Miedo a las palabras
Cada vez que hay un atentado, y tras las primeras declaraciones de indignación enseguida aparece alguien proclamando que no hay que tener miedo a las palabras, y que el rechazo a los métodos de ETA no debe implicar temor a hablar de autodeterminación o independencia. Los nacionalistas van más allá y se quejan de que haya quienes aprovechen los atentados para criminalizar sus ideales. "Las ideas no delinquen", afirman.De entrada, es evidente que no es lo mismo utilizar la libertad de expresión para emitir una opinión política cualquiera que para amenazar explícitamente, en carteles o declaraciones, a otros ciudadanos -jueces, políticos, periodistas o ertzainas-, por más que ello se haga en nombre de planteamientos políticos. En un país en el que siempre hay alguien dispuesto a tomarse al pie de la letra cualquier barbaridad, el efecto amedrentador de tales prácticas es tan evidente como la impunidad de que han venido disfrutando sus autores.
Pero además, el respeto a la libertad de expresión para defender cualquier idea política, incluso si es extra (o anti) constitucional, no implica renunciar a criticarla. Especialmente si existe fundamento para pensar que esa utilización puede tener un efecto desestabilizador del sistema democrático o estimulador de la violencia.
El principio de autodeterminación: puede criticarse sobre la base de la experiencia de su aplicación: excepto allí donde se da una gran homogeneidad étnica, no sólo no ha resuelto los conflictos nacionales sino que los ha multiplicado y frecuentemente ensangrentado. Como ha escrito hace poco el alemán H. M. Enzensberger a propósito de la antigua Yugoslavia, el derecho de autodeterminación invocado por los nacionalistas se reduce casi siempre al "derecho a determinar quiénes deben sobrevivir en determinado territorio y quiénes no".

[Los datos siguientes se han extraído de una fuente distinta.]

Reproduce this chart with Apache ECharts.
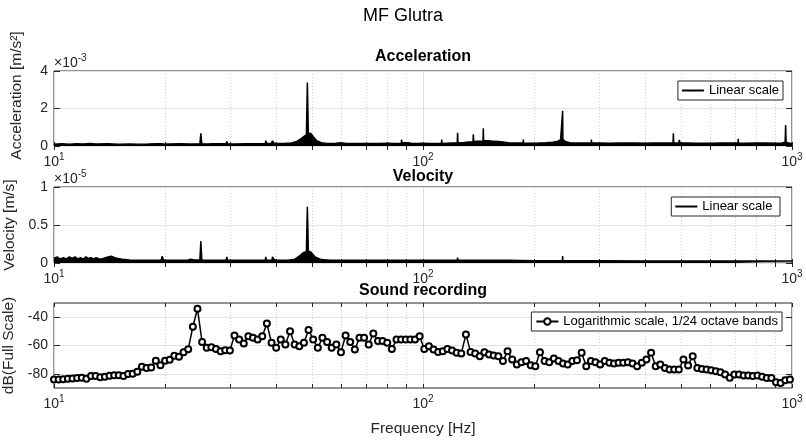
<!DOCTYPE html>
<html><head><meta charset="utf-8">
<script src="https://cdn.jsdelivr.net/npm/echarts@6/dist/echarts.min.js"></script>
<style>html,body{margin:0;padding:0;background:#fff}#c{width:806px;height:443px}</style>
</head><body><div id="c"></div>
<script>
const FONT = '"Liberation Sans", Arial, Helvetica, sans-serif';
const AX = '#262626';

// Acceleration spectrum envelope, [frequency Hz, value x10^-3 m/s^2]
const accelPoints = [[10,0.1],[10.5,0.12],[11,0.1],[11.5,0.12],[12,0.11],[12.5,0.14],[13,0.11],[14,0.12],[15,0.1],[16,0.11],[17,0.1],[18,0.11],[19,0.12],[19.5,0.12],[19.65,0.2],[19.8,0.11],[20.5,0.11],[22,0.12],[23.3,0.11],[23.4,0.16],[23.5,0.11],[24.85,0.12],[25,0.68],[25.15,0.12],[26,0.11],[27,0.12],[28.5,0.12],[29.25,0.12],[29.4,0.24],[29.55,0.12],[31,0.11],[33,0.12],[35,0.12],[37.35,0.13],[37.5,0.29],[37.65,0.14],[38.8,0.13],[39.1,0.27],[39.4,0.16],[39.7,0.22],[40,0.14],[42,0.13],[44,0.16],[45.5,0.24],[46.5,0.36],[47.5,0.5],[48.3,0.6],[48.6,3.39],[48.9,0.65],[49.6,0.68],[50.5,0.48],[51.5,0.28],[53,0.18],[55,0.14],[58,0.15],[60,0.17],[62,0.14],[65,0.13],[68,0.13],[72,0.13],[76,0.14],[80,0.15],[84,0.14],[87.3,0.14],[87.5,0.34],[87.7,0.16],[89,0.17],[90,0.27],[91,0.17],[93,0.15],[96,0.14],[100,0.15],[105,0.14],[110,0.14],[112.2,0.14],[112.4,0.34],[112.6,0.14],[116,0.15],[120,0.16],[123.8,0.16],[124.1,0.71],[124.4,0.18],[128,0.18],[133,0.21],[136.6,0.21],[136.9,0.62],[137.2,0.24],[140,0.26],[143,0.26],[145.4,0.26],[145.7,0.95],[146,0.28],[150,0.28],[155,0.26],[160,0.24],[165,0.21],[170,0.18],[175,0.16],[180,0.16],[186.7,0.16],[187,0.34],[187.3,0.16],[195,0.15],[205,0.16],[215,0.18],[225,0.2],[232,0.26],[236,0.34],[238.6,0.4],[239,1.88],[239.4,0.36],[243,0.24],[250,0.18],[260,0.16],[270,0.16],[280,0.16],[285.6,0.16],[286,0.34],[286.4,0.16],[300,0.16],[320,0.15],[340,0.16],[360,0.16],[380,0.16],[400,0.15],[420,0.16],[440,0.16],[460,0.16],[476,0.16],[477,0.68],[478,0.18],[485,0.16],[493,0.16],[495,0.32],[497,0.16],[520,0.16],[550,0.15],[580,0.15],[610,0.15],[640,0.16],[670,0.16],[714,0.16],[715,0.38],[716,0.16],[750,0.15],[800,0.16],[850,0.16],[900,0.15],[940,0.16],[958,0.2],[961,1.12],[964,0.2],[980,0.16],[1000,0.14]];

// Velocity spectrum envelope, [frequency Hz, value x10^-5 m/s]
const velPoints = [[10,0.06],[10.2,0.08],[10.4,0.05],[10.6,0.07],[10.8,0.05],[11,0.08],[11.2,0.06],[11.4,0.08],[11.6,0.05],[11.8,0.07],[12,0.05],[12.2,0.08],[12.4,0.06],[12.6,0.07],[12.8,0.05],[13,0.07],[13.3,0.05],[13.6,0.06],[14,0.08],[14.3,0.09],[14.6,0.07],[14.9,0.06],[15.3,0.05],[16,0.04],[17,0.035],[18,0.035],[19.5,0.035],[19.65,0.09],[19.8,0.035],[21,0.035],[23,0.035],[23.4,0.05],[24,0.04],[24.85,0.04],[25,0.29],[25.15,0.04],[26,0.035],[29.25,0.035],[29.4,0.08],[29.55,0.035],[33,0.035],[37.35,0.035],[37.5,0.08],[37.65,0.035],[38.95,0.035],[39.1,0.08],[39.4,0.05],[40,0.035],[43,0.035],[45,0.05],[46.5,0.1],[47.5,0.14],[48.3,0.15],[48.6,0.74],[48.9,0.16],[49.8,0.14],[51,0.08],[53,0.045],[56,0.035],[65,0.035],[80,0.035],[100,0.035],[123.8,0.035],[124.1,0.07],[124.4,0.035],[136.6,0.035],[136.9,0.05],[137.2,0.035],[145.4,0.035],[145.7,0.05],[146,0.035],[170,0.035],[200,0.03],[238.6,0.03],[239,0.09],[239.4,0.03],[300,0.03],[400,0.025],[500,0.025],[700,0.025],[1000,0.025]];

// Sound recording, 1/24 octave bands starting at 10 Hz (dB Full Scale)
const bandStartHz = 10;
const bandsPerOctave = 24;
const soundDb = [-84,-84,-83.8,-83.5,-83.3,-83,-82.8,-83.5,-81.6,-81.6,
 -82.4,-82.1,-81.4,-81,-81,-81.6,-80.2,-80,-78.6,-75,
 -75.8,-75.5,-70.8,-73.9,-70.8,-70,-67.3,-68,-64.7,-62.6,
 -46.8,-34.1,-57.6,-61.6,-61.2,-62.4,-64,-63.3,-63.5,-52.9,
 -55.8,-58.6,-53.4,-54.6,-55.8,-53.4,-44.5,-58.1,-61.6,-55.8,
 -59.3,-49.9,-59.3,-60.5,-58,-49,-55.8,-61.6,-54.6,-57.6,
 -61.6,-59.3,-64.7,-52.9,-57.6,-62.8,-54.6,-54.6,-59.3,-51.5,
 -56.9,-56.9,-58,-62.4,-55.8,-55.8,-55.8,-55.8,-55.8,-53.4,
 -62.4,-60.5,-62.8,-64.5,-64,-62.4,-63.5,-65.2,-65.6,-52.2,
 -64.5,-65.6,-67.5,-64.7,-66.4,-67,-67.5,-71,-64,-69.9,
 -73.4,-71.8,-71,-73.9,-74.6,-64.7,-71,-71.8,-69.2,-71,
 -72.7,-73.4,-71,-70.4,-65.2,-74.6,-71,-71.8,-73.4,-71,
 -72.2,-72.7,-72.2,-72.2,-71.8,-72.7,-74.6,-72.2,-69.9,-65.2,
 -74.6,-73.4,-75.8,-77,-77,-77,-69.9,-74.1,-67.5,-75.8,
 -76.5,-77,-77.4,-78.1,-78.8,-80.5,-82.8,-80.5,-80.5,-81.2,
 -81.2,-81.6,-81.2,-82.1,-83,-83,-85.9,-86.4,-84.5,-84];

const xMajorTicks = [10, 100, 1000];
const xAllTicks = [10,20,30,40,50,60,70,80,90,100,200,300,400,500,600,700,800,900,1000];
const accelTicks = [0, 2, 4];
const velTicks = [0, 0.5, 1];
const dbTicks = [-80, -60, -40];

const soundPoints = soundDb.map((v, i) => [bandStartHz * Math.pow(2, i / bandsPerOctave), v]);

const grids = [
  {left: 54, top: 71, width: 738, height: 75},
  {left: 54, top: 187, width: 738, height: 76},
  {left: 54, top: 303, width: 738, height: 85}
];

const xAxes = [];
grids.forEach((g, gi) => {
  xAxes.push({
    type: 'log', logBase: 10, gridIndex: gi, min: 10, max: 1000, position: 'bottom',
    axisLine: {show: false},
    axisTick: {show: true, inside: true, length: 4, customValues: xAllTicks, lineStyle: {color: AX, width: 1}},
    axisLabel: {
      customValues: xMajorTicks, margin: 6, color: AX,
      formatter: v => '{b|10}{s|' + Math.round(Math.log10(v)) + '}',
      rich: {b: {fontSize: 14, fontFamily: FONT, color: AX}, s: {fontSize: 10, fontFamily: FONT, color: AX, padding: [0, 0, 10, 0]}}
    },
    splitLine: {show: true, lineStyle: {color: '#d4d4d4', width: 1, type: [1, 2]}},
    name: gi === 2 ? 'Frequency [Hz]' : '', nameLocation: 'middle', nameGap: 33,
    nameTextStyle: {fontSize: 15.5, fontFamily: FONT, color: AX}
  });
  xAxes.push({
    type: 'log', logBase: 10, gridIndex: gi, min: 10, max: 1000, position: 'top',
    axisLine: {show: false},
    axisTick: {show: true, inside: true, length: 4, customValues: xAllTicks, lineStyle: {color: AX, width: 1}},
    axisLabel: {show: false}, splitLine: {show: false}
  });
  xAxes.push({
    type: 'log', logBase: 10, gridIndex: gi, min: 10, max: 1000, position: 'bottom',
    axisLine: {show: false},
    axisTick: {show: false, customValues: xMajorTicks},
    axisLabel: {show: false},
    splitLine: {show: true, lineStyle: {color: '#dcdcdc', width: 1, type: 'solid'}}
  });
});

const yCfg = [
  {min: 0, max: 4, ticks: accelTicks, name: 'Acceleration [m/s\u00B2]', pad: [0, 0, 0, 26]},
  {min: 0, max: 1, ticks: velTicks, name: 'Velocity [m/s]', pad: 0},
  {min: -90, max: -30, ticks: dbTicks, name: 'dB(Full Scale)', pad: 0}
];
const yAxes = [];
yCfg.forEach((c, gi) => {
  yAxes.push({
    type: 'value', gridIndex: gi, min: c.min, max: c.max, position: 'left',
    axisLine: {show: false},
    axisTick: {show: true, inside: true, length: 6, customValues: c.ticks, lineStyle: {color: AX}},
    axisLabel: {customValues: c.ticks, fontSize: 14, fontFamily: FONT, color: AX, margin: 6},
    splitLine: {show: true, lineStyle: {color: '#e2e2e2', width: 1}},
    name: c.name, nameLocation: 'middle', nameGap: 29,
    nameTextStyle: {fontSize: 15.5, fontFamily: FONT, color: AX, padding: c.pad}
  });
  yAxes.push({
    type: 'value', gridIndex: gi, min: c.min, max: c.max, position: 'right',
    axisLine: {show: false},
    axisTick: {show: true, inside: true, length: 6, customValues: c.ticks, lineStyle: {color: AX}},
    axisLabel: {show: false}, splitLine: {show: false}
  });
});

const legendBase = {
  orient: 'horizontal', backgroundColor: '#fff', borderColor: AX, borderWidth: 1,
  padding: [3, 4, 3, 4], itemGap: 4,
  textStyle: {fontSize: 13, fontFamily: FONT, color: '#000'}
};

const option = {
  animation: false,
  textStyle: {fontFamily: FONT},
  grid: grids.map(g => Object.assign({show: true, borderColor: AX, borderWidth: 1, backgroundColor: 'transparent', containLabel: false, outerBoundsMode: 'none'}, g)),
  xAxis: xAxes,
  yAxis: yAxes,
  title: [{text: 'MF Glutra', left: 'center', top: 2, textStyle: {fontSize: 18, fontWeight: 'normal', fontFamily: FONT, color: '#000'}}],
  legend: [
    Object.assign({}, legendBase, {data: [{name: 'Linear scale', icon: 'rect'}], right: 23, top: 81, itemWidth: 22, itemHeight: 2}),
    Object.assign({}, legendBase, {data: [{name: 'Linear scale ', icon: 'rect'}], right: 26, top: 197, itemWidth: 22, itemHeight: 2}),
    Object.assign({}, legendBase, {data: ['Logarithmic scale, 1/24 octave bands'], right: 24, top: 312, itemWidth: 22, itemHeight: 8})
  ],
  graphic: [
    {type: 'text', x: 423, y: 57, style: {text: 'Acceleration', font: 'bold 16px ' + FONT, fill: '#000', textAlign: 'center', textVerticalAlign: 'middle', align: 'center', verticalAlign: 'middle'}},
    {type: 'text', x: 423, y: 177, style: {text: 'Velocity', font: 'bold 16px ' + FONT, fill: '#000', textAlign: 'center', textVerticalAlign: 'middle', align: 'center', verticalAlign: 'middle'}},
    {type: 'text', x: 423, y: 291, style: {text: 'Sound recording', font: 'bold 16px ' + FONT, fill: '#000', textAlign: 'center', textVerticalAlign: 'middle', align: 'center', verticalAlign: 'middle'}},
    {type: 'text', x: 54, y: 53, style: {text: '{a|\u00D710}{s|-3}', rich: {a: {fontSize: 14, fontFamily: FONT, fill: AX, color: AX}, s: {fontSize: 10, fontFamily: FONT, fill: AX, color: AX, padding: [0,0,10,0]}}}},
    {type: 'text', x: 54, y: 169, style: {text: '{a|\u00D710}{s|-5}', rich: {a: {fontSize: 14, fontFamily: FONT, fill: AX, color: AX}, s: {fontSize: 10, fontFamily: FONT, fill: AX, color: AX, padding: [0,0,10,0]}}}}
  ],
  series: [
    {name: 'Linear scale', type: 'line', xAxisIndex: 0, yAxisIndex: 0, data: accelPoints, symbol: 'none', z: 5,
      lineStyle: {color: '#000', width: 1.5}, itemStyle: {color: '#000'}, areaStyle: {color: '#000', opacity: 1}},
    {name: 'Linear scale ', type: 'line', xAxisIndex: 3, yAxisIndex: 2, data: velPoints, symbol: 'none', z: 5,
      lineStyle: {color: '#000', width: 1.5}, itemStyle: {color: '#000'}, areaStyle: {color: '#000', opacity: 1}},
    {name: 'Logarithmic scale, 1/24 octave bands', type: 'line', xAxisIndex: 6, yAxisIndex: 4, data: soundPoints,
      symbol: 'emptyCircle', symbolSize: 6, z: 5,
      lineStyle: {color: '#000', width: 1.5}, itemStyle: {color: '#000', borderColor: '#000', borderWidth: 1.4}}
  ]
};

const chart = echarts.init(document.getElementById('c'), null, {renderer: 'canvas'});
chart.setOption(option);
</script>
</body></html>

Pero también puede criticarse la utilización concreta de ese principio en la situación actual de Euskadi. Por ejemplo, subrayando la incoherencia de defender un principio que, tomado en serio -separación o no de España-, supondría forzar a los ciudadanos a una opción dramática que escindiría irremisiblemente a la plural Comunidad Vasca actual; y que, de paso, alejaría cualquier posibilidad de integración democrática de Navarra en dicha comunidad (lo que constituye la principal aspiración del nacionalismo vasco no satisfecha).
En la medida en que lo planteen de manera pacífica, los nacionalistas tienen derecho a defender un punto de vista diferente si consideran que ello les permite una mayor capacidad de presión frente al Gobierno central, o reforzar la cohesión de la comunidad nacionalista o cualquier otra ventaja política. Ocurre, sin embargo, que ETA asegura no tener más remedio que recurrir a la violencia porque no hay cauces legales para reivindicar esos objetivos, no contemplados en la Constitución. Por tanto, conviene considerar si verdaderamente se trata de aspiraciones ineludibles, de las que depende la supervivencia de la identidad vasca, como pensaba Sabino Arana y afirma ETA; o si, por el contrario, el marco estatutario garantiza el autogobierno necesario para salvaguardar la singularidad vasca (lingüística, histórica, institucional).
Si la conclusión fuera que, efectivamente, una solución autonómica que permita integrar el pluralismo de la actual sociedad vasca (de origen, lengua, ideología) sin forzar la voluntad de nadie es válida, e incluso preferible a la demasiado arriesgada alternativa de la autodeterminación, ¿no sería un deber moral de los nacionalistas democráticos renunciar a seguir utilizando ese discurso sabiendo que ETA va a interpretarlo como prueba de que el Estatuto no satisface las aspiraciones auténticas de la mayoría de los vascos? ¿No deberían Ardanza y Arzalluz supeditar eventuales intereses partidistas al objetivo de no dar coartadas a los que acostumbran a matar en nombre de esa autenticidad? Y los comentaristas con posibilidades de influir en la opinión pública, ¿no deberían recordar esto y decirlo sin miedo a las palabras e incluso sin miedo a secas?